Lattice Studies of Gerrymandering Strategies

TL;DR

This paper introduces three new gerrymandering algorithms that incorporate spatial voter data, uses lattice models to compare strategies, and demonstrates the importance of compactness tests for legal districting.

Contribution

It presents novel algorithms for gerrymandering that ensure connected districts and employs lattice models to evaluate their effectiveness and the impact of spatial data.

Findings

Algorithms effectively pack opposition voters to gerrymander districts.

Spatial data inclusion leads to more connected districts.

Compactness tests are supported as effective measures for legal redistricting.

Abstract

We propose three novel gerrymandering algorithms which incorporate the spatial distribution of voters with the aim of constructing gerrymandered, equal-population, connected districts.
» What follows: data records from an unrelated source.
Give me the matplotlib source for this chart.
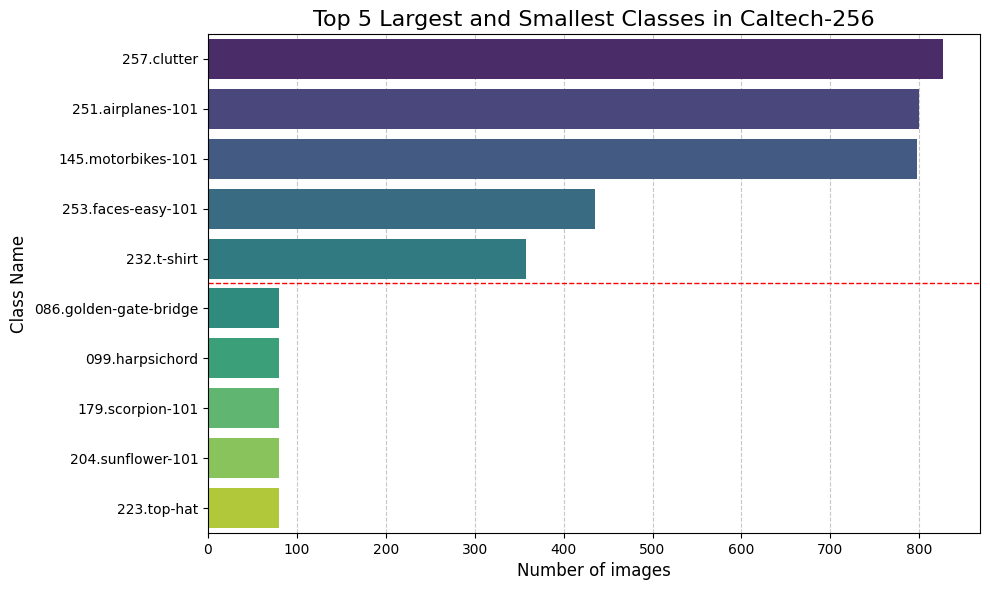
import matplotlib
matplotlib.use("Agg")
import matplotlib.pyplot as plt
import seaborn as sns
import pandas as pd

classes = ["257.clutter", "251.airplanes-101", "145.motorbikes-101", "253.faces-easy-101",
           "232.t-shirt", "086.golden-gate-bridge", "099.harpsichord", "179.scorpion-101",
           "204.sunflower-101", "223.top-hat"]
counts = [827, 800, 798, 435, 358, 80, 80, 80, 80, 80]

df = pd.DataFrame({"Class Name": classes, "Number of images": counts})

fig, ax = plt.subplots(figsize=(9.9, 5.9), dpi=100)
sns.barplot(data=df, x="Number of images", y="Class Name", hue="Class Name",
            palette="viridis", legend=False, ax=ax)
ax.axhline(4.5, color="red", linestyle="--", linewidth=1)
ax.grid(axis="x", linestyle="--", alpha=0.7)
ax.set_axisbelow(True)
ax.set_title("Top 5 Largest and Smallest Classes in Caltech-256", fontsize=16)
ax.set_xlabel("Number of images", fontsize=12)
ax.set_ylabel("Class Name", fontsize=12)
fig.subplots_adjust(left=208/990, right=980/990, top=1-34/590, bottom=1-533/590)
fig.savefig("out.png", dpi=100)
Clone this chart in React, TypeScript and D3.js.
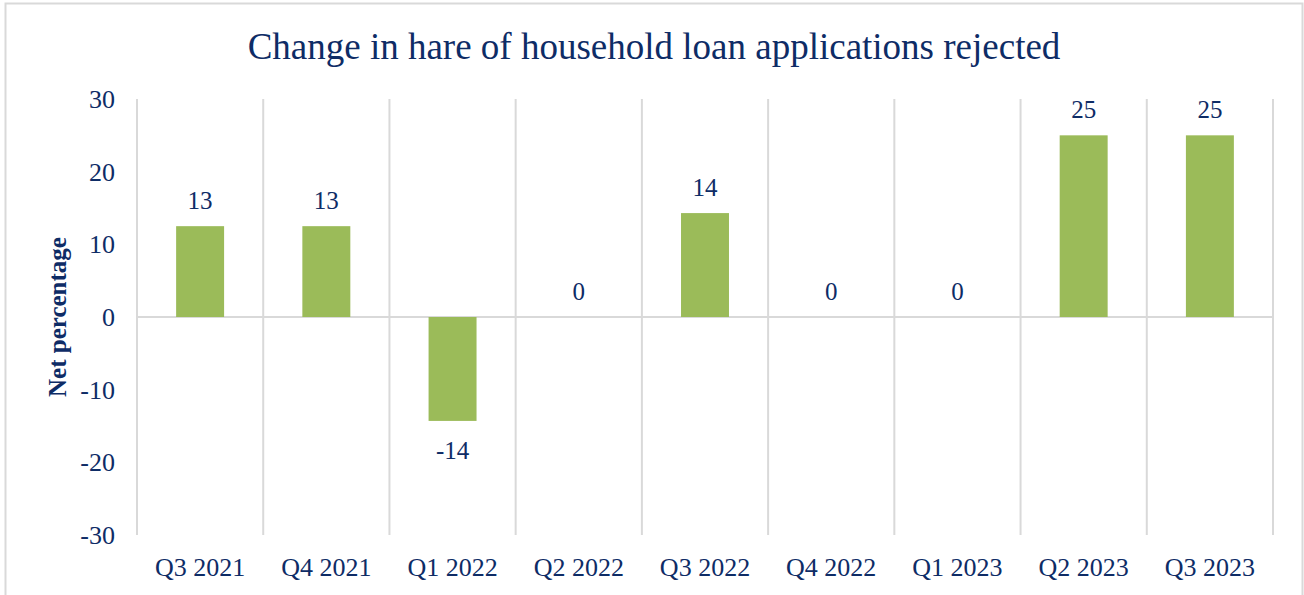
import React, { useEffect, useRef } from 'react';
import * as d3 from 'd3';

const width = 1304,
      height = 595;

const categories = ['Q3 2021', 'Q4 2021', 'Q1 2022', 'Q2 2022', 'Q3 2022', 'Q4 2022', 'Q1 2023', 'Q2 2023', 'Q3 2023'];
const values = [12.5, 12.5, -14.3, 0, 14.3, 0, 0, 25, 25];
const yTicks = [-30, -20, -10, 0, 10, 20, 30];

const navy = '#0E2C66';
const font = '"Liberation Serif", "Times New Roman", serif';

const App = () => {
    const ref = useRef<SVGSVGElement>(null);

    useEffect(() => {
        const svg = d3.select(ref.current);
        svg.html('');

        const margin = { left: 137, right: 31, top: 99, bottom: 60 };

        const x = d3.scaleBand<string>()
            .domain(categories)
            .range([margin.left, width - margin.right])
            .paddingInner(0)
            .paddingOuter(0);

        const y = d3.scaleLinear()
            .domain([-30, 30])
            .range([535, margin.top]);

        // chart frame (bottom is cut off in the original)
        svg.append('path')
            .attr('d', `M5.5,${height} V3.5 H1302.5 V${height}`)
            .attr('fill', 'none')
            .attr('stroke', '#d9d9d9')
            .attr('stroke-width', 2);

        // vertical gridlines at category boundaries
        const bounds = categories.map(c => x(c) as number).concat([width - margin.right]);
        svg.append('g')
            .selectAll('line')
            .data(bounds)
            .enter().append('line')
            .attr('x1', d => d).attr('x2', d => d)
            .attr('y1', y(30)).attr('y2', y(-30))
            .attr('stroke', '#d9d9d9')
            .attr('stroke-width', 2);

        // zero line
        svg.append('line')
            .attr('x1', margin.left).attr('x2', width - margin.right)
            .attr('y1', y(0)).attr('y2', y(0))
            .attr('stroke', '#d9d9d9')
            .attr('stroke-width', 2);

        const bw = x.bandwidth() * 0.38;

        svg.append('g')
            .selectAll('rect')
            .data(values)
            .enter().append('rect')
            .attr('x', (d, i) => (x(categories[i]) as number) + x.bandwidth() / 2 - bw / 2)
            .attr('width', bw)
            .attr('y', d => y(Math.max(0, d)))
            .attr('height', d => Math.abs(y(d) - y(0)))
            .attr('fill', '#9BBB59');

        // data labels
        svg.append('g')
            .selectAll('text')
            .data(values)
            .enter().append('text')
            .attr('x', (d, i) => (x(categories[i]) as number) + x.bandwidth() / 2)
            .attr('y', d => d >= 0 ? y(d) - 17 : y(d) + 38)
            .attr('text-anchor', 'middle')
            .attr('font-family', font)
            .attr('font-size', 25)
            .attr('fill', navy)
            .text(d => String(Math.round(d)));

        // y tick labels
        svg.append('g')
            .selectAll('text')
            .data(yTicks)
            .enter().append('text')
            .attr('x', 115)
            .attr('y', d => y(d) + 9)
            .attr('text-anchor', 'end')
            .attr('font-family', font)
            .attr('font-size', 26)
            .attr('fill', navy)
            .text(d => String(d));

        // x labels
        svg.append('g')
            .selectAll('text')
            .data(categories)
            .enter().append('text')
            .attr('x', d => (x(d) as number) + x.bandwidth() / 2)
            .attr('y', 576)
            .attr('text-anchor', 'middle')
            .attr('font-family', font)
            .attr('font-size', 26)
            .attr('fill', navy)
            .text(d => d);

        // axis title
        svg.append('text')
            .attr('transform', `translate(66,${y(0)}) rotate(-90)`)
            .attr('text-anchor', 'middle')
            .attr('font-family', font)
            .attr('font-size', 25)
            .attr('font-weight', 'bold')
            .attr('fill', navy)
            .text('Net percentage');

        // title
        svg.append('text')
            .attr('x', 654)
            .attr('y', 59)
            .attr('text-anchor', 'middle')
            .attr('font-family', font)
            .attr('font-size', 37)
            .attr('fill', navy)
            .text('Change in hare of household loan applications rejected');
    }, []);

    return (
        <svg
            ref={ref}
            width={width}
            height={height}
            style={{ position: 'absolute', left: 0, top: 0, background: '#fff' }}
        />
    );
};

export default App;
Moreover, we develop lattice models of voter distributions, based on analogies to electrostatic potentials, in order to compare different gerrymandering strategies. Due to the probabilistic population fluctuations inherent to our voter models, Monte Carlo methods can be applied to the districts constructed via our gerrymandering algorithms. Through Monte Carlo studies we quantify the effectiveness of each of our gerrymandering algorithms and we also argue that gerrymandering strategies which do not include spatial data lead to (legally prohibited) highly disconnected districts. Of the three algorithms we propose, two are based on different strategies for packing opposition voters, and the third is a new approach to algorithmic gerrymandering based on genetic algorithms, which automatically guarantees that all districts are connected. Furthermore, we use our lattice voter model to examine the effectiveness of isoperimetric quotient tests and our results provide further quantitative support for implementing compactness tests in real-world political redistricting.